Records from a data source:
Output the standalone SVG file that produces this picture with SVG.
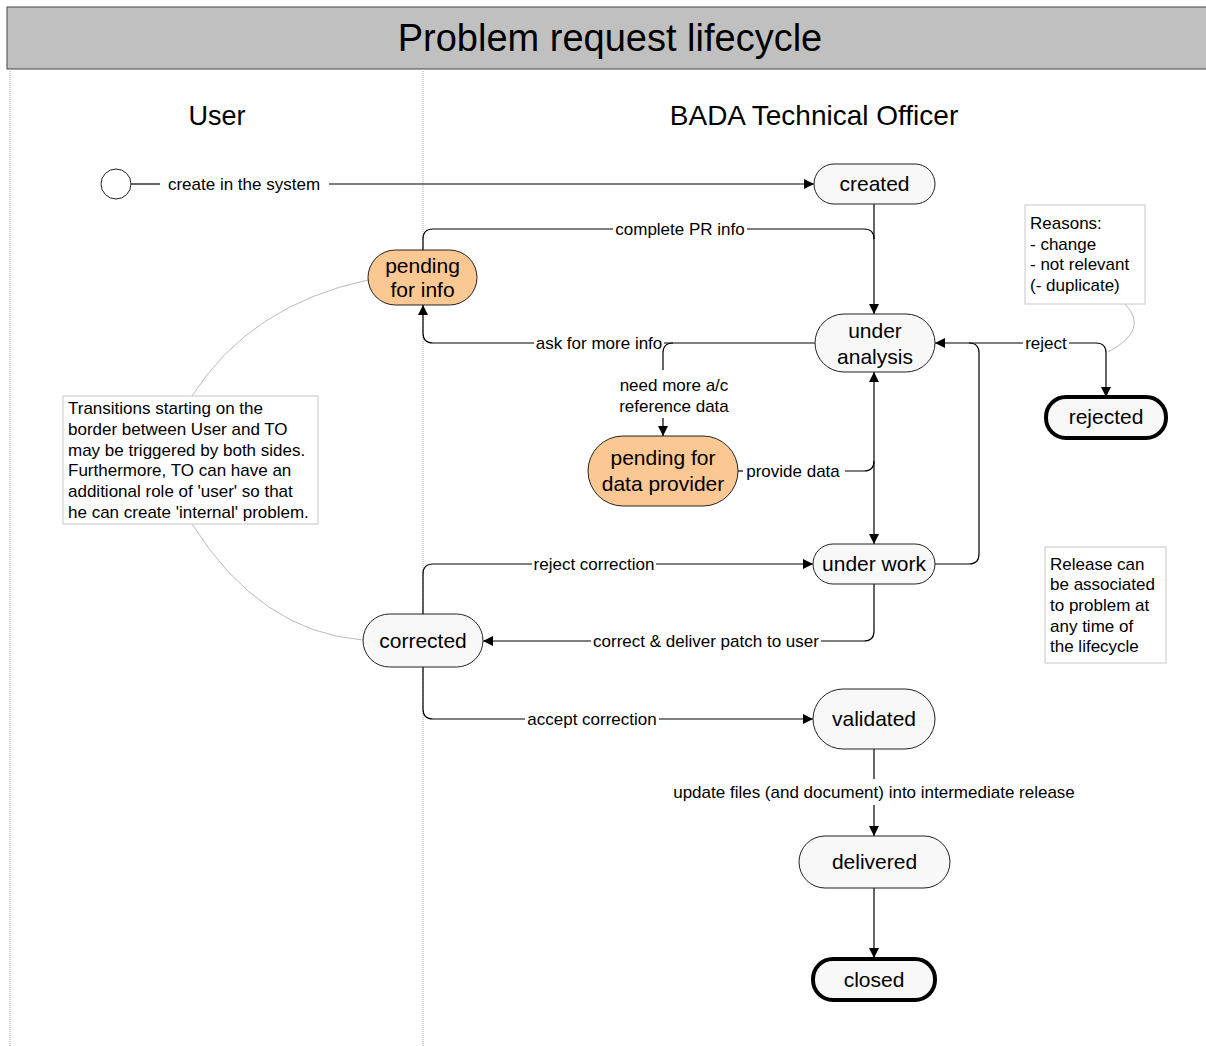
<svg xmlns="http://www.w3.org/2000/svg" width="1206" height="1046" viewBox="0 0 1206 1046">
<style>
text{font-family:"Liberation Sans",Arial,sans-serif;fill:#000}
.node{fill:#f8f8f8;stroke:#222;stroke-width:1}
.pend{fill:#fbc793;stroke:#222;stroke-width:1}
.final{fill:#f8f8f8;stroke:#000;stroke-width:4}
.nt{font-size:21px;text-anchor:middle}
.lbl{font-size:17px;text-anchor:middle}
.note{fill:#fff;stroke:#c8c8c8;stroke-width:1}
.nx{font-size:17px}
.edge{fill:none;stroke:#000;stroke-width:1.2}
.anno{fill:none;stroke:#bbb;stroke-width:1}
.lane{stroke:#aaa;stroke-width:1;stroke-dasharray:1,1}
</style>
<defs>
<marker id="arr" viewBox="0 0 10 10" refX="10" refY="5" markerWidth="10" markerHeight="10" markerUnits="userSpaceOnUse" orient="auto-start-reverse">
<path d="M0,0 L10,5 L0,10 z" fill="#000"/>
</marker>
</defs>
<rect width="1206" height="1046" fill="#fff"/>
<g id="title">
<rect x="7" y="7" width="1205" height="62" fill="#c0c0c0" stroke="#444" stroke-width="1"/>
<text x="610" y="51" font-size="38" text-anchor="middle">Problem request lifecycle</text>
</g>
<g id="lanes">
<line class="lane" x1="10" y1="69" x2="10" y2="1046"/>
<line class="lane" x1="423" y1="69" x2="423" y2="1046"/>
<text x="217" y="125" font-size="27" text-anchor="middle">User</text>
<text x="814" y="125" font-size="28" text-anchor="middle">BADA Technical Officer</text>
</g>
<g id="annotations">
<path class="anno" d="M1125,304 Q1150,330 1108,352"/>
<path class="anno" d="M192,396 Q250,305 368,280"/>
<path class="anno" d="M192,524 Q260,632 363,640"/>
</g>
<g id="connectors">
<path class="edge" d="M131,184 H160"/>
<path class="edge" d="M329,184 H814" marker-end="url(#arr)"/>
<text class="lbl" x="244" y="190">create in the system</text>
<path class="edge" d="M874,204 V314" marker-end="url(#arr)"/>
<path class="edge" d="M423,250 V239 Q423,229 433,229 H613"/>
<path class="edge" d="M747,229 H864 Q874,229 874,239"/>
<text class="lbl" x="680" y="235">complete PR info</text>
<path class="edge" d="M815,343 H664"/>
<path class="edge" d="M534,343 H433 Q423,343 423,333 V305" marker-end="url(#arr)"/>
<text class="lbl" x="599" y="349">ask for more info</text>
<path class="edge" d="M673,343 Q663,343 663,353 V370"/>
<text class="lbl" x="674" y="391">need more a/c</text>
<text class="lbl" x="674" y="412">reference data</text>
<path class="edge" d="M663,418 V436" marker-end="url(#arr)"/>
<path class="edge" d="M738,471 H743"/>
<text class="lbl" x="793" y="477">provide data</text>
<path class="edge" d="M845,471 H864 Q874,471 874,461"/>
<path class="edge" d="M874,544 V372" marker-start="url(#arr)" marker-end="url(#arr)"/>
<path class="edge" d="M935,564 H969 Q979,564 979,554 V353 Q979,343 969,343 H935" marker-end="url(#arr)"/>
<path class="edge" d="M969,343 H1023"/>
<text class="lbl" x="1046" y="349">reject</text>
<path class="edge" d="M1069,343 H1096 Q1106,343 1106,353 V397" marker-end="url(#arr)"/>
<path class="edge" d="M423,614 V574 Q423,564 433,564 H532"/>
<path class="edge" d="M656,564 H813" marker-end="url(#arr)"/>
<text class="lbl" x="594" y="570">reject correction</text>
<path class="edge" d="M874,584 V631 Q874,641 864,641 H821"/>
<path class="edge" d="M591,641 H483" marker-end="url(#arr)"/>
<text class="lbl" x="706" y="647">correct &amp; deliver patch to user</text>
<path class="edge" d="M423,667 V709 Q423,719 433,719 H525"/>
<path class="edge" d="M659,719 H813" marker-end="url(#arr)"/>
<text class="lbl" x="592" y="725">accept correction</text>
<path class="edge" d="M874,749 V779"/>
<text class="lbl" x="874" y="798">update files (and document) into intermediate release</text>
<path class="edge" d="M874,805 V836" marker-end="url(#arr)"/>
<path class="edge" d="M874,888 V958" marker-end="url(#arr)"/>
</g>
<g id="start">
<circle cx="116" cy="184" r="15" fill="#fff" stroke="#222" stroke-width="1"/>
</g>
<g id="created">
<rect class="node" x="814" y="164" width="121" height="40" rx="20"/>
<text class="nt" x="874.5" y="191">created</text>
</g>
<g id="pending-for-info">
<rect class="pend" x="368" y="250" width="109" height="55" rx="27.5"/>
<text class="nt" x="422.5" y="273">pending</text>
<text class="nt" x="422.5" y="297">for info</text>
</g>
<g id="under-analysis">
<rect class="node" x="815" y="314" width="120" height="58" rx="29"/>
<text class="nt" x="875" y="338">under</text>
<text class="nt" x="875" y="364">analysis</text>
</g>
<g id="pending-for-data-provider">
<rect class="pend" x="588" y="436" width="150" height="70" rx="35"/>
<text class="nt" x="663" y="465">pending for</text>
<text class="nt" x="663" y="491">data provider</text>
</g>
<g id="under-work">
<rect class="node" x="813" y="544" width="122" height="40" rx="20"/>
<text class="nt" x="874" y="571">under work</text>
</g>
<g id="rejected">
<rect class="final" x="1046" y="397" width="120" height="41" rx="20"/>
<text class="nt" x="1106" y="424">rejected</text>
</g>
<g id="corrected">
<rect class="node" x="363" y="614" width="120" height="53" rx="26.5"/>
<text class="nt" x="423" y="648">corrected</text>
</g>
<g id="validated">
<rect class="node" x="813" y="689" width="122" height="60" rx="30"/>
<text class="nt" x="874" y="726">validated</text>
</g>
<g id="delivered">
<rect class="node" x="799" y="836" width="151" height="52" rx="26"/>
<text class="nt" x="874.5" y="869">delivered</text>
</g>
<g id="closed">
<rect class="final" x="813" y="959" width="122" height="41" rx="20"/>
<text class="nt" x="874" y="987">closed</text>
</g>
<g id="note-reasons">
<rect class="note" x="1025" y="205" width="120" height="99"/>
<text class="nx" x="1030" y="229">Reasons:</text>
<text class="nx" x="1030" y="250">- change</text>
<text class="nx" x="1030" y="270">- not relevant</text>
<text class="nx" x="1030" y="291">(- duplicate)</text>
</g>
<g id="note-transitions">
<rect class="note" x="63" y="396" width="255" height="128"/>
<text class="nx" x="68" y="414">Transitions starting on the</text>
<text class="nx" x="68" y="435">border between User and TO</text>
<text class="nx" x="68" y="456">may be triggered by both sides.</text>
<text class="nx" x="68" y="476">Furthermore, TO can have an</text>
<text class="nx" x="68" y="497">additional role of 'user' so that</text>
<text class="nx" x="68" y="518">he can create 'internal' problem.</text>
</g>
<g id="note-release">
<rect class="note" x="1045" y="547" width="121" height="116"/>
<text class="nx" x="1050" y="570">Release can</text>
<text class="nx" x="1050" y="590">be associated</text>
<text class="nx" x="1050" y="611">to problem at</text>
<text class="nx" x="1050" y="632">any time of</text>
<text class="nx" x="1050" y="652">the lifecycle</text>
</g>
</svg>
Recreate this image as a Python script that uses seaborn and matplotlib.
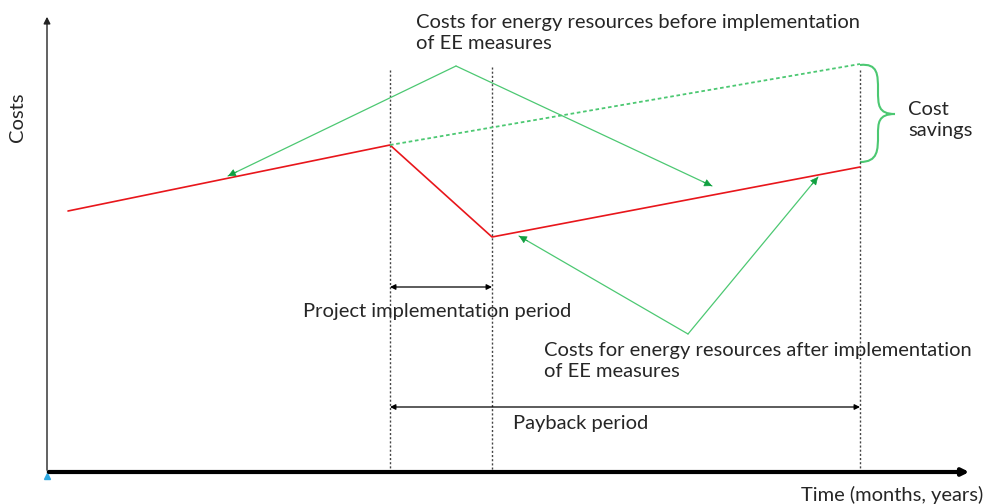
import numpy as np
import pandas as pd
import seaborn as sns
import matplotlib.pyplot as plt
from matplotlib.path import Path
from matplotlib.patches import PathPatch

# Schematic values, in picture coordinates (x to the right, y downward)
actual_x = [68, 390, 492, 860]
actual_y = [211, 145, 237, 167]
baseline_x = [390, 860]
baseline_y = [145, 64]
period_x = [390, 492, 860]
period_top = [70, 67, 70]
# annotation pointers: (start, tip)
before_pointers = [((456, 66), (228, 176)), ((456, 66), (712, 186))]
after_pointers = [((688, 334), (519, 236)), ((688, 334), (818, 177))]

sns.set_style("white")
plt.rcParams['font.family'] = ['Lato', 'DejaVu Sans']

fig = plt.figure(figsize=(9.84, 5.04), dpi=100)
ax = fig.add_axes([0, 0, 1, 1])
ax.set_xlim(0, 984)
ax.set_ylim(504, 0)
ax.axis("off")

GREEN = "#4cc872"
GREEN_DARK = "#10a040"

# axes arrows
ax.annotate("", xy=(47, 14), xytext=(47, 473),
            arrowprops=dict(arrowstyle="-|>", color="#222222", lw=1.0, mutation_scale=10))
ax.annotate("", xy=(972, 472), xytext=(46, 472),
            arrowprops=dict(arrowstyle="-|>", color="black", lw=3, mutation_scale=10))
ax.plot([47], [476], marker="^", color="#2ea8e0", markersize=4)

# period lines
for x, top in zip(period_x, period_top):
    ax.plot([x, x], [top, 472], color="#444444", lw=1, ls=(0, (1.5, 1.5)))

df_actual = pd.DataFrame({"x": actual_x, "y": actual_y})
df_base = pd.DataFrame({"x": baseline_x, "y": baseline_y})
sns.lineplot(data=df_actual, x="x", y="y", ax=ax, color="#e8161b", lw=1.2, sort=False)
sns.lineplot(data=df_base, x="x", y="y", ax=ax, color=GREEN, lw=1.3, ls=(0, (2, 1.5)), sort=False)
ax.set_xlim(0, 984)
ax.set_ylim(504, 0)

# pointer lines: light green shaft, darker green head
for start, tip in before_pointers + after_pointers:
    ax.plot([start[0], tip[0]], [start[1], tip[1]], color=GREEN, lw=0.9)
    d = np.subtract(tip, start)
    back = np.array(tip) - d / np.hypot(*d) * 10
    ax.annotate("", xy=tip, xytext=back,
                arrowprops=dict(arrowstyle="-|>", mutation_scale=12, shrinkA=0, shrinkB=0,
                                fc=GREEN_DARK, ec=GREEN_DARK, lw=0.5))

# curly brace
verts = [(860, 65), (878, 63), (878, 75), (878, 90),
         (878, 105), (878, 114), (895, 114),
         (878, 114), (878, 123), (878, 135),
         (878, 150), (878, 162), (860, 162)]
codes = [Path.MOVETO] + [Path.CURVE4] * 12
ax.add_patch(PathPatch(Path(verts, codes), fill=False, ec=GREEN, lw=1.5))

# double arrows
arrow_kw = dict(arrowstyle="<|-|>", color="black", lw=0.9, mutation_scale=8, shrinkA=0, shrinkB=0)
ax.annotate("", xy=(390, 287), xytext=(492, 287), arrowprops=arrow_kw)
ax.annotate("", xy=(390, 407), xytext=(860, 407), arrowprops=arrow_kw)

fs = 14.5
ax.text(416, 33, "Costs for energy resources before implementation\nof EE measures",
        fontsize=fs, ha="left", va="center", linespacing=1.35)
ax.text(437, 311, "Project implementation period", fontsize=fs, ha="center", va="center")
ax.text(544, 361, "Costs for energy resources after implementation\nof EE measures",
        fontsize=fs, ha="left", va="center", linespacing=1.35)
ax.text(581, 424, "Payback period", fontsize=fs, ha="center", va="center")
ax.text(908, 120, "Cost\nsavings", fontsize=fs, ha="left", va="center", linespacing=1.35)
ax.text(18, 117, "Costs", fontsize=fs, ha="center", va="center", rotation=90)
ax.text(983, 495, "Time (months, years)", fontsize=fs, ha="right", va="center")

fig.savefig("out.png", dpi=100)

#### [GIVEN PROBLEM]
Go through the listing above and list every line that has the word "picture".

#### [COMPLETED TASK]
Output the standalone SVG file that produces this picture with SVG.
# Schematic values, in picture coordinates (x to the right, y downward)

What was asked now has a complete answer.